The Commission also plans to facilitate cooperation and convergence of national support schemes leading to more cross border opening.
NGO Climate Action Network agreed that the changes to schemes had robbed investors of the certainty they need to back projects.
Jean-François Fauconnier, renewables policy coordinator at Climate Action Network Europe, said, “Several member states are swimming against the global tide, hampering development of the sector with constant policy changes, and worst of all, retroactive measures reducing support systems.”
The new report showed the renewable industry was growing at a breath-taking rate, he said, creating jobs and strengthening economies around the world.
Without a strong regulatory framework, the EU would fall further behind China, the US and others in renewable investments, Fauconnier warned. A renewables target that was binding at national level would help.

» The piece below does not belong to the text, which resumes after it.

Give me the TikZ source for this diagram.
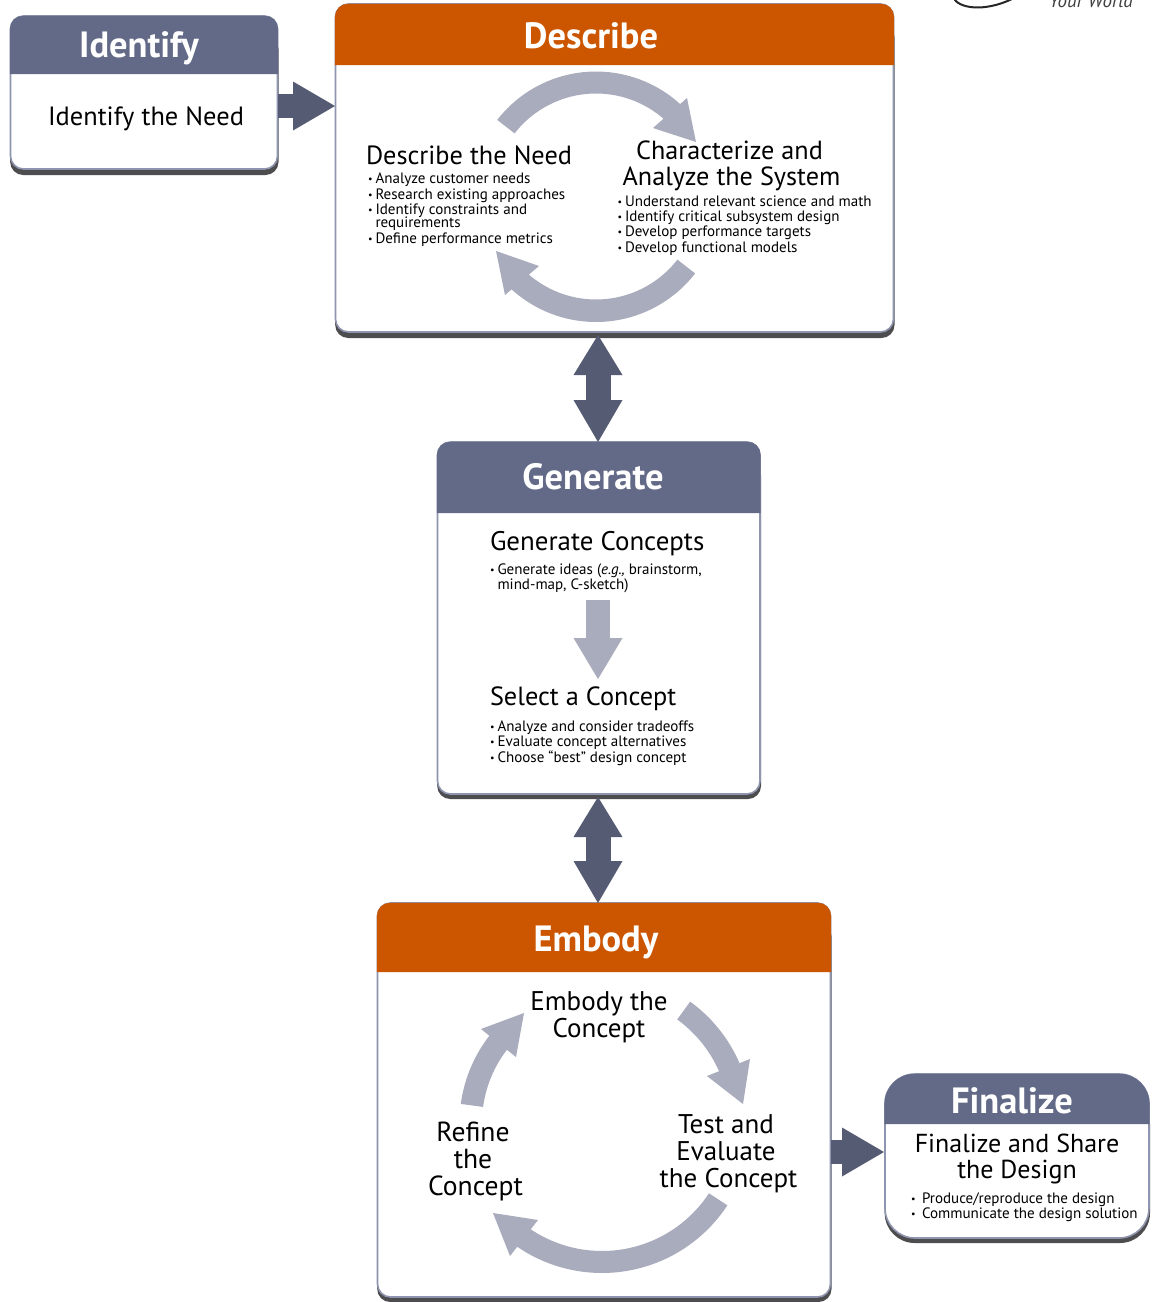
\documentclass[tikz,border=0pt]{standalone}
\usepackage{fontspec}
\setmainfont{PT Sans}
\usetikzlibrary{arrows.meta,calc}
\definecolor{slatehead}{HTML}{636A87}
\definecolor{orangehead}{HTML}{CC5500}
\definecolor{edgeblue}{HTML}{8F95AE}
\definecolor{shadowgrey}{HTML}{4D4D50}
\definecolor{darkarrow}{HTML}{555B73}
\definecolor{lightarrow}{HTML}{A9ACBC}
\newcommand{\bigsz}[1]{\fontsize{#1}{27}\selectfont}
\newcommand{\smalltxt}{\fontsize{15.05}{15.2}\selectfont}
\newcommand{\titletxt}{\fontsize{36.5}{36.5}\selectfont\bfseries}
\newcommand{\lineoff}[1]{\rule{#1}{0pt}}
\tikzset{
  txt/.style={inner sep=0pt,outer sep=0pt,text=black},
  bigblock/.style={txt,align=center,text depth=0pt},
  bigleft/.style={txt,anchor=base west},
  smallline/.style={txt,font=\smalltxt,anchor=base west},
  titlelabel/.style={txt,font=\titletxt,text=white,anchor=base},
  boxbody/.style={draw=edgeblue,line width=1.6pt,fill=white,anchor=north west,inner sep=0pt,outer sep=0pt},
  darkone/.style={-{Triangle[length=42pt,width=49pt,line width=0pt]},line width=24.5pt,draw=darkarrow},
  darktwo/.style={{Triangle[length=40pt,width=49pt,line width=0pt]}-{Triangle[length=42pt,width=49pt,line width=0pt]},line width=25pt,draw=darkarrow},
  lightone/.style={-{Triangle[length=41pt,width=49pt,line width=0pt]},line width=24pt,draw=lightarrow},
}
% name, x0,y0,x1,y1, shadow bottom, header bottom, radius, colour, title, title x, title baseline y
\newcommand{\stagebox}[9]{%
  \def\stname{#1}\def\stxa{#2}\def\stya{#3}\def\stxb{#4}\def\styb{#5}\def\stshadow{#6}\def\sthead{#7}\def\strad{#8}\def\stcol{#9}\stageboxrest}
\newcommand{\stageboxrest}[3]{%
  \fill[shadowgrey,rounded corners=\strad pt] (\stxa-.3,\stya+20) rectangle (\stxb+1,\stshadow);
  \pgfmathsetmacro\stw{\stxb-\stxa}\pgfmathsetmacro\sth{\styb-\stya}
  \node[boxbody,minimum width=\stw pt,minimum height=\sth pt,rounded corners=\strad pt] (\stname) at (\stxa,\stya) {};
  \fill[\stcol] (\stxa-.6,\sthead) [rounded corners=\strad pt] -- (\stxa-.6,\stya-.2) -- (\stxb+.6,\stya-.2) [sharp corners] -- (\stxb+.6,\sthead) -- cycle;
  \node[titlelabel] (\stname title) at (#2,#3) {#1};
}
% cx,cy,Router,Rinner,a0,a1,base1,tip,base2
\newcommand{\ringarrow}[9]{%
  \fill[lightarrow] plot[domain=#5:#6,samples=40] ({#1+#3*cos(\x)},{#2+#3*sin(\x)}) -- plot[domain=#6:#5,samples=40] ({#1+#4*cos(\x)},{#2+#4*sin(\x)}) -- cycle;
  \fill[lightarrow] (#7) -- (#8) -- (#9) -- cycle;
}
\newcommand{\bul}[6][7.5pt]{\node[smallline] (#2) at (#3,#4) {\makebox[#1][l]{#5}#6};}
\newcommand{\bd}{{\fontsize{10}{10}\selectfont\raisebox{0.5pt}{•}}}
\begin{document}
\begin{tikzpicture}[x=1pt,y=-1pt]
\useasboundingbox (0,0) rectangle (1154,1302);
\clip (0,0) rectangle (1154,1302);
\fill[white] (0,0) rectangle (1154,1302);

% cropped logo
\draw[line width=2pt,black!85] (953,-3) .. controls (958,9) and (985,12) .. (1012,-1);
\node[txt,font=\fontsize{19}{19}\selectfont\itshape,text=black!75,anchor=base west] (logotext) at (1049,7) {Your World};

% boxes
\stagebox{identify}{10.5}{16}{277.5}{169}{175}{74}{13}{slatehead}{Identify}{139}{57}
\stagebox{describe}{335.5}{4}{893.5}{332}{338}{65}{13}{orangehead}{Describe}{591}{48}
\stagebox{generate}{437.5}{442}{760}{794}{799}{513}{13}{slatehead}{Generate}{593}{489}
\stagebox{embody}{377.5}{903}{830.5}{1297}{1302}{972}{13}{orangehead}{Embody}{596}{951}
\stagebox{finalize}{885}{1074}{1149}{1238}{1243}{1124}{30}{slatehead}{Finalize}{1012}{1113.5}

% connectors
\coordinate (tipa) at (335,106);
\draw[darkone] (identify.east |- tipa) -- (tipa);
\coordinate (tipb) at (598,335);
\coordinate (tipc) at (598,442);
\draw[darktwo] (tipb) -- (tipc);
\coordinate (tipd) at (598,797);
\coordinate (tipe) at (598,903);
\draw[darktwo] (tipd) -- (tipe);
\coordinate (tipf) at (884,1152);
\draw[darkone] (embody.east |- tipf) -- (tipf);
\coordinate (tailg) at (598,600);
\coordinate (tipg) at (598,679);
\draw[lightone] (tailg) -- (tipg);

% describe ring
\ringarrow{596}{196.5}{125}{103}{217.8}{312.5}{687,98}{696,142}{653,128}
\ringarrow{596}{196.5}{125.5}{103}{37.8}{133}{539,266}{496,251}{505,295}
% embody ring
\ringarrow{602}{1123}{150}{128}{-54}{-23.5}{750,1059}{743,1104}{707,1076}
\ringarrow{602}{1123}{150}{128}{33.3}{125}{538,1220}{493,1213}{510,1256}
\ringarrow{602}{1123}{142.5}{120}{187.7}{218}{481,1029}{524,1013}{516,1057}

% texts
\node[bigblock,font=\bigsz{26.4}] (needtxt) at (146,116) {Identify the Need};
\node[bigleft,font=\bigsz{26.3}] (describeneed) at (366,164) {Describe the Need};
\bul{d1}{368}{183}{\bd}{Analyze customer needs}
\bul{d2}{368}{199}{\bd}{Research existing approaches}
\bul{d3}{368}{214}{\bd}{Identify constraints and}
\bul{d4}{368}{227}{}{requirements}
\bul{d5}{368}{243}{\bd}{Define performance metrics}
\node[bigblock,font=\bigsz{26.2}] (charact) at (731.5,163.5) {Characterize and\lineoff{4pt}\\[-1pt]Analyze the System};
\bul{c1}{617.5}{206}{\bd}{Understand relevant science and math}
\bul{c2}{617.5}{221}{\bd}{Identify critical subsystem design}
\bul{c3}{617.5}{236}{\bd}{Develop performance targets}
\bul{c4}{617.5}{252}{\bd}{Develop functional models}
\node[bigleft,font=\bigsz{26.9}] (genconcepts) at (490,550) {Generate Concepts};
\bul{g1}{490}{574}{\bd}{Generate ideas (\textit{e.g.,} brainstorm,}
\bul{g2}{490}{589}{}{mind-map, C-sketch)}
\node[bigleft,font=\bigsz{26.3}] (selconcept) at (490,705) {Select a Concept};
\bul{s1}{490}{731}{\bd}{Analyze and consider tradeoffs}
\bul{s2}{490}{746}{\bd}{Evaluate concept alternatives}
\bul{s3}{490}{762}{\bd}{Choose “best” design concept}
\node[bigblock,font=\bigsz{27}] (embodytxt) at (599,1014.5) {Embody the\\Concept};
\node[bigblock,font=\bigsz{27}] (testtxt) at (728.5,1151.5) {Test and\lineoff{5pt}\\Evaluate\lineoff{5pt}\\the Concept};
\node[bigblock,font=\bigsz{27.6}] (refinetxt) at (475.5,1158.5) {Refine\lineoff{5pt}\\the\lineoff{5pt}\\Concept};
\node[bigblock,font=\bigsz{26}] (finaltxt) at (1017,1156.5) {Finalize and Share\\[-1pt]the Design};
\bul[11pt]{f1}{911}{1203}{\bd}{Produce/reproduce the design}
\bul[11pt]{f2}{911}{1218}{\bd}{Communicate the design solution}
\end{tikzpicture}
\end{document}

The EU level target is not legally binding at the national level or EU level, and will be reviewed in 2020 “having in mind” a 30% EU-level target. Commission sources said they expected both the 2020 and 2030 targets to boost job creation.
The executive has said it will put the 2030 climate and energy targets into EU law after this UN Climate Change Conference in Paris this November. But it is unlikely to strengthen them after EU leaders watered them down.
Oliver Joy, spokesman for the European Wind Energy Association, said this year was a real opportunity for Europe’s policymakers to create the right conditions for more renewables investment.
The Commission needed to come up with a governance structure to ensure member states met the 27% renewables target, he said. The revamp of the EU’s Emission Trading System could also spur investment.
Reforms were needed to make sure energy markets and grids were fit for further integration of renewables, as the Energy Union called for.
“An ambitious climate deal [to limit global warming] in Paris at the end of the year would be the cherry on the cake,” he added.
Europe could have saved itself $100 billion (€86bn) by installing solar power panels in sunnier countries and wind turbines in windier places, the World Economic Forum’s “Future of Electricity” platform said in a report released in January.
The report, written with American consultancy Bain, added that another $40 bilion (€34.5bn) could have been saved by better cross-border coordination and bigger power cables between countries.